Smog – Supper
Drag City, 2003
Acquired: Love Garden, New, 2005
I'm pretty sure I bought this one new. It seems like a record I would have bought after getting into Smog around freshman or sophomore year of college. I distinctly remember (with great fondness) the iTunes network at Hashinger Hall, linked together with a program called mytunes redux. It was wonderful. All the art kids, the drama geeks, the film nerds, and the music majors (who ironically had the most mainstream stuff) linked together and sharing music. It was a glorious time, and it did wonders for expanding my horizons. At the end of the year, my collection habits on mytunes and my recent foray into Bittorrenting earned me the award of “Best Itunes Library.” People would come up in the hall and thank me, much like I would thank people like Wake M. and Taylor F, or if I didn't I fondly remember their iTunes libraries being spectacular.
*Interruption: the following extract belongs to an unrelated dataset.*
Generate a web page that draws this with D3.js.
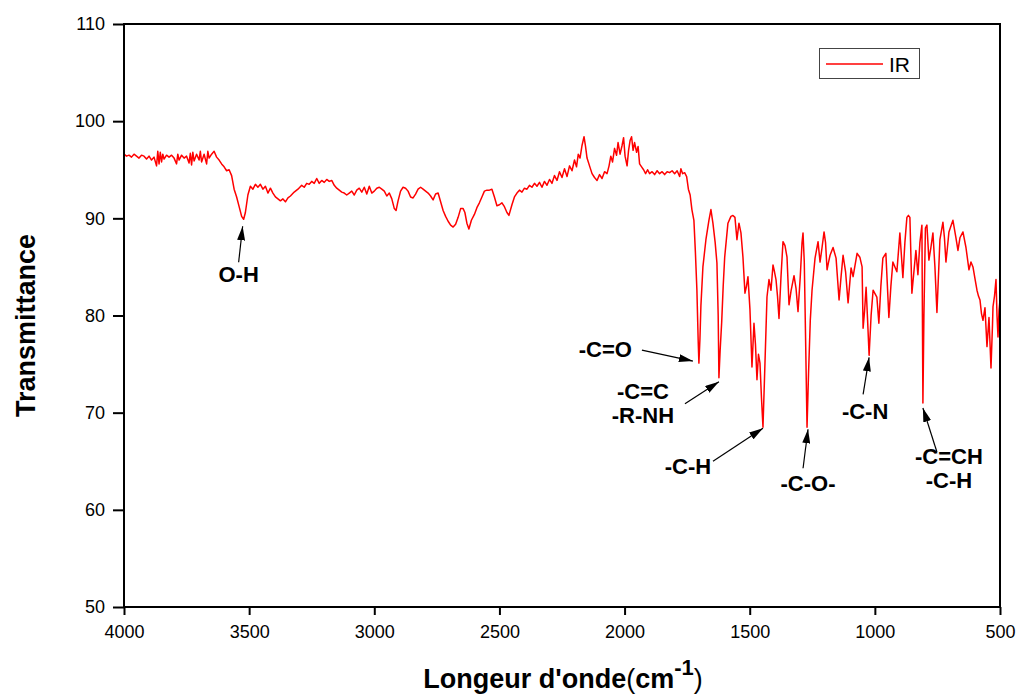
<!DOCTYPE html>
<html>
<head>
<meta charset="utf-8">
<script src="https://cdn.jsdelivr.net/npm/d3@7"></script>
<style>
  html, body { margin: 0; padding: 0; background: #fff; }
  svg { display: block; font-family: Arial, "Liberation Sans", sans-serif; }
</style>
</head>
<body>
<svg id="chart" width="1019" height="695"></svg>
<script>
// IR spectrum: wavenumber (cm-1) and transmittance (%)
const wavenumber = [
  4000,3990,3980,3970,3960,3950,3940,3930,3920,3910,3900,3890,3880,3870,3865,3860,3855,3850,3845,3840,
  3830,3820,3810,3800,3790,3785,3780,3770,3760,3750,3740,3735,3730,3725,3720,3710,3700,3695,3690,3680,
  3670,3665,3660,3650,3640,3630,3620,3610,3600,3590,3580,3570,3560,3550,3540,3530,3522,3515,3505,3495,
  3485,3475,3465,3455,3445,3435,3425,3415,3405,3395,3385,3375,3365,3355,3345,3335,3320,3305,3290,3280,
  3270,3260,3250,3240,3230,3220,3210,3200,3190,3180,3170,3160,3150,3140,3130,3120,3110,3100,3090,3080,
  3070,3060,3050,3040,3030,3020,3010,3000,2990,2980,2970,2960,2950,2940,2930,2920,2913,2905,2895,2885,
  2875,2865,2855,2845,2835,2825,2815,2805,2795,2785,2775,2765,2755,2745,2735,2725,2715,2705,2695,2685,
  2675,2665,2655,2645,2638,2630,2622,2612,2600,2590,2580,2570,2560,2550,2540,2530,2520,2510,2500,2490,
  2480,2470,2462,2450,2440,2430,2420,2410,2400,2390,2380,2370,2360,2350,2340,2330,2320,2310,2300,2290,
  2280,2270,2260,2250,2240,2230,2220,2210,2200,2192,2185,2178,2170,2162,2156,2150,2140,2130,2120,2110,
  2100,2090,2080,2070,2062,2055,2048,2040,2032,2026,2018,2010,2004,1998,1990,1984,1978,1972,1966,1960,
  1952,1946,1940,1932,1924,1916,1908,1900,1890,1880,1870,1860,1850,1840,1830,1820,1810,1800,1790,1780,
  1775,1768,1760,1752,1745,1738,1731,1723,1717,1711,1706,1703,1699,1695,1687,1675,1663,1655,1647,1638,
  1631,1626,1623,1618,1612,1606,1600,1587,1575,1567,1559,1551,1543,1535,1527,1519,1513,1507,1499,1491,
  1483,1477,1471,1465,1459,1453,1447,1441,1435,1431,1423,1415,1407,1401,1395,1389,1383,1375,1367,1359,
  1351,1343,1335,1323,1315,1307,1298,1291,1287,1282,1277,1271,1265,1258,1251,1239,1227,1219,1211,1203,
  1197,1191,1185,1179,1167,1155,1143,1135,1127,1117,1107,1095,1087,1071,1060,1051,1047,1041,1035,1029,
  1023,1015,1007,992,984,976,968,956,944,936,928,912,900,888,880,872,866,860,852,844,
  836,828,820,812,808,804,798,792,784,776,768,760,752,746,740,728,722,716,710,704,
  696,688,676,668,660,648,636,624,616,608,600,592,586,580,574,568,560,552,544,536,
  530,528,522,516,512,508,504,500
];
const transmittance = [
  96.6,96.4,96.5,96.3,96.6,96.4,96.2,96.5,96.4,96.1,96.4,96.0,96.3,95.4,96.9,95.6,96.8,95.8,96.6,96.1,
  96.5,96.3,96.5,96.2,95.6,96.6,96.0,96.5,96.2,96.4,95.7,96.7,95.5,96.8,95.9,96.6,96.0,96.9,95.8,96.6,
  95.6,96.9,96.2,96.6,96.9,96.3,96.0,95.6,95.3,94.9,95.0,94.4,93.0,92.2,91.2,90.2,89.9,90.6,92.4,93.3,
  93.0,93.5,93.2,93.5,93.0,93.3,92.6,93.1,92.6,92.2,92.0,91.8,92.0,91.7,92.1,92.3,92.7,93.0,93.4,93.2,
  93.6,93.5,93.8,93.6,94.1,93.6,93.9,93.7,94.0,93.8,93.9,93.4,93.1,92.9,92.7,92.6,92.4,92.6,92.8,92.4,
  92.9,93.1,92.7,93.2,92.5,93.3,92.6,92.8,93.1,93.2,93.0,92.8,92.3,92.6,92.0,91.0,90.8,91.8,92.8,93.2,
  93.1,92.8,92.2,92.1,92.5,93.0,93.2,93.0,92.8,92.6,92.3,91.9,92.5,92.6,91.7,90.8,90.2,89.7,89.3,89.1,
  89.4,90.1,91.0,91.0,90.6,89.5,88.9,89.8,90.4,91.1,91.6,92.2,92.8,92.9,92.9,93.0,92.2,91.3,91.4,91.6,
  91.2,90.6,90.3,91.4,92.2,92.6,92.9,92.7,93.1,93.0,93.4,93.2,93.6,93.3,93.7,93.2,93.8,93.4,94.0,93.6,
  94.4,93.9,94.8,94.2,95.1,94.3,95.4,94.9,96.0,95.3,96.6,96.2,97.5,98.4,97.4,96.2,95.4,94.6,94.2,93.9,
  94.5,94.1,94.8,94.6,95.4,96.4,95.8,97.2,96.5,97.8,96.6,97.5,98.3,96.4,95.4,97.0,98.0,98.4,97.0,97.8,
  96.8,97.4,95.6,95.3,95.0,94.6,95.0,94.6,94.8,94.5,94.9,94.6,94.8,94.5,94.8,94.7,94.9,94.6,94.9,94.3,
  95.1,94.6,94.7,94.3,93.0,92.4,90.9,89.8,86.5,82.6,77.5,75.1,77.5,81.0,85.0,87.8,89.8,90.9,89.5,87.5,
  85.4,80.0,73.6,76.5,79.3,83.0,86.0,89.5,90.2,90.3,90.1,87.8,89.5,88.5,86.0,82.3,83.0,84.0,80.6,74.7,
  79.2,77.0,73.4,76.0,75.1,71.5,68.5,73.5,78.5,81.9,83.7,82.6,85.2,84.5,83.7,82.0,79.7,84.0,87.6,87.2,
  86.0,81.1,82.5,84.1,82.8,80.4,84.0,87.5,88.5,85.5,78.0,68.5,74.0,79.5,82.6,85.9,87.6,85.5,87.0,88.6,
  87.5,84.7,85.5,86.2,87.0,85.9,81.6,84.0,86.2,84.5,81.3,84.9,84.0,86.4,86.0,85.0,78.7,80.5,82.9,79.5,
  75.9,80.0,82.6,81.9,79.2,83.0,85.9,86.4,79.8,83.0,85.5,84.5,88.5,83.9,87.5,90.1,90.3,90.1,82.3,84.5,
  86.7,84.2,87.5,89.3,71.0,80.0,89.0,89.3,85.7,87.0,88.5,85.0,80.3,84.0,87.8,89.6,88.0,85.5,87.0,88.6,
  89.2,89.8,88.0,86.7,88.0,88.6,87.0,84.7,85.5,85.0,83.8,82.6,82.0,81.6,80.2,79.5,80.8,76.8,79.8,74.6,
  79.0,80.9,82.0,83.7,80.0,77.8,80.5,81.6
];

// Axis ticks
const xTicks = [4000, 3500, 3000, 2500, 2000, 1500, 1000, 500];
const yTicks = [50, 60, 70, 80, 90, 100, 110];

// Band assignments: label lines, band wavenumber, band transmittance
const bandLabels = [["O-H"], ["-C=O"], ["-C=C", "-R-NH"], ["-C-H"], ["-C-O-"], ["-C-N"], ["-C=CH", "-C-H"]];
const bandWavenumber = [3522, 1703, 1623, 1447, 1271, 1023, 808];
const bandTransmittance = [89.9, 75.1, 73.6, 68.5, 68.5, 75.9, 71.0];

const svg = d3.select("#chart");
const plot = { left: 124, right: 1000, top: 24, bottom: 607 };

const x = d3.scaleLinear().domain([4000, 500]).range([plot.left, plot.right]);
const y = d3.scaleLinear().domain([50, 110]).range([plot.bottom, plot.top]);

// Spectrum trace
const pts = wavenumber.map((w, i) => [w, transmittance[i]]);
svg.append("path")
  .datum(pts)
  .attr("fill", "none")
  .attr("stroke", "#ff0000")
  .attr("stroke-width", 1.5)
  .attr("stroke-linejoin", "round")
  .attr("d", d3.line().x(d => x(d[0])).y(d => y(d[1])));

// Axes
const yAxis = svg.append("g")
  .attr("transform", `translate(${plot.left},0)`)
  .call(d3.axisLeft(y).tickValues(yTicks).tickSize(11).tickPadding(8));
const xAxis = svg.append("g")
  .attr("transform", `translate(0,${plot.bottom})`)
  .call(d3.axisBottom(x).tickValues(xTicks).tickFormat(d3.format("d")).tickSize(8).tickPadding(10));
[yAxis, xAxis].forEach(g => {
  g.select(".domain").remove();
  g.selectAll(".tick line").attr("stroke", "#000").attr("stroke-width", 2);
  g.selectAll(".tick text").attr("fill", "#000").style("font-size", "18px").style("font-family", "Arial, 'Liberation Sans', sans-serif");
});

// Frame
svg.append("rect")
  .attr("x", plot.left).attr("y", plot.top)
  .attr("width", plot.right - plot.left).attr("height", plot.bottom - plot.top)
  .attr("fill", "none").attr("stroke", "#000").attr("stroke-width", 2);

// Axis titles
svg.append("text")
  .attr("transform", `translate(35,${(plot.top + plot.bottom) / 2 + 10}) rotate(-90)`)
  .attr("text-anchor", "middle")
  .style("font-size", "27px").style("font-weight", "bold")
  .text("Transmittance");

const xt = svg.append("text")
  .attr("x", 563).attr("y", 688)
  .attr("text-anchor", "middle")
  .style("font-size", "27px").style("font-weight", "bold");
xt.append("tspan").text("Longeur d'onde");
xt.append("tspan").style("font-weight", "normal").text("(");
xt.append("tspan").text("cm");
xt.append("tspan").attr("dy", -13).style("font-size", "22px").text("-1");
xt.append("tspan").attr("dy", 13).style("font-weight", "normal").text(")");

// Legend
const lg = svg.append("g");
lg.append("rect").attr("x", 819.5).attr("y", 48.5).attr("width", 100).attr("height", 30)
  .attr("fill", "#fff").attr("stroke", "#444").attr("stroke-width", 1);
lg.append("line").attr("x1", 826).attr("x2", 883).attr("y1", 64).attr("y2", 64)
  .attr("stroke", "#ff0000").attr("stroke-width", 1.5);
lg.append("text").attr("x", 889).attr("y", 72).style("font-size", "21px").text("IR");

// Annotation arrows: tip offset from the band point, tail offset from tip, label anchor offset from tip
const annLayout = [
  { tip: [-1, 7],  tail: [-4, 36],  text: [-4, 56],  anchor: "middle" },
  { tip: [-6, -2], tail: [-51, -11], text: [-61, -4], anchor: "end" },
  { tip: [0, 4],   tail: [-34, 22], text: [-76, 17], anchor: "middle" },
  { tip: [0, 1],   tail: [-50, 33], text: [-75, 46], anchor: "middle" },
  { tip: [1, 2],   tail: [-5, 39],  text: [0, 62],   anchor: "middle" },
  { tip: [0, 2],   tail: [-6, 37],  text: [-4, 62],  anchor: "middle" },
  { tip: [0, 5],   tail: [14, 44],  text: [26, 56],  anchor: "middle" }
];

svg.append("defs").append("marker")
  .attr("id", "arrowhead")
  .attr("viewBox", "0 0 14 8")
  .attr("refX", 14).attr("refY", 4)
  .attr("markerWidth", 14).attr("markerHeight", 8)
  .attr("markerUnits", "userSpaceOnUse")
  .attr("orient", "auto")
  .append("path").attr("d", "M0,0 L14,4 L0,8 Z").attr("fill", "#000");

const ann = svg.append("g");
bandLabels.forEach((lines, i) => {
  const L = annLayout[i];
  const px = x(bandWavenumber[i]), py = y(bandTransmittance[i]);
  const tx = px + L.tip[0], ty = py + L.tip[1];
  ann.append("line")
    .attr("x1", tx + L.tail[0]).attr("y1", ty + L.tail[1])
    .attr("x2", tx).attr("y2", ty)
    .attr("stroke", "#000").attr("stroke-width", 1.2)
    .attr("marker-end", "url(#arrowhead)");
  const t = ann.append("text")
    .attr("x", tx + L.text[0]).attr("y", ty + L.text[1])
    .attr("text-anchor", L.anchor)
    .style("font-size", "22px").style("font-weight", "bold");
  lines.forEach((s, j) => {
    t.append("tspan").attr("x", tx + L.text[0]).attr("dy", j === 0 ? 0 : 24).text(s);
  });
});
</script>
</body>
</html>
ANYWAY, the point is almost everyone had Smog's Rain on Lens and that was the first I'd ever heard of him. This led to my finding the rest (or the best) of his discography on bittorrent or asking friends in the dorm (seriously, this dorm was the best place I have ever lived in my entire life). Someone down the hall let me rip their copy of Red Apple Falls, someone else leant me Dongs of Sevotion, and I'd got Knock Knock based on “Cold Blooded Old Times” being used in High Fidelity. Supper I got because I liked the title, and it quickly became a favorite. Opener “Feather by Feather” is an absolute knock-out, full of some of Bill Callahan's best lines. “When they make the movie of your life/ They're going to have to ask you to do your own stunts/ Because nobody nobody nobody could pull off the same shit as you/ And still come out alright.” Perfect. A mantra recited to myself in memory of ex-girlfriends. Honestly, the only miss on this record is the overlong “Truth Serum.” The rest of it is Callahan proving that he becomes a better songwriter with every record in addition to refining his sound. One of the most exciting aspects of going through Bill Callahan's discography is noticing the change. The working out of ideas, the discovery of a style all his own. A style to be ripped of for generations.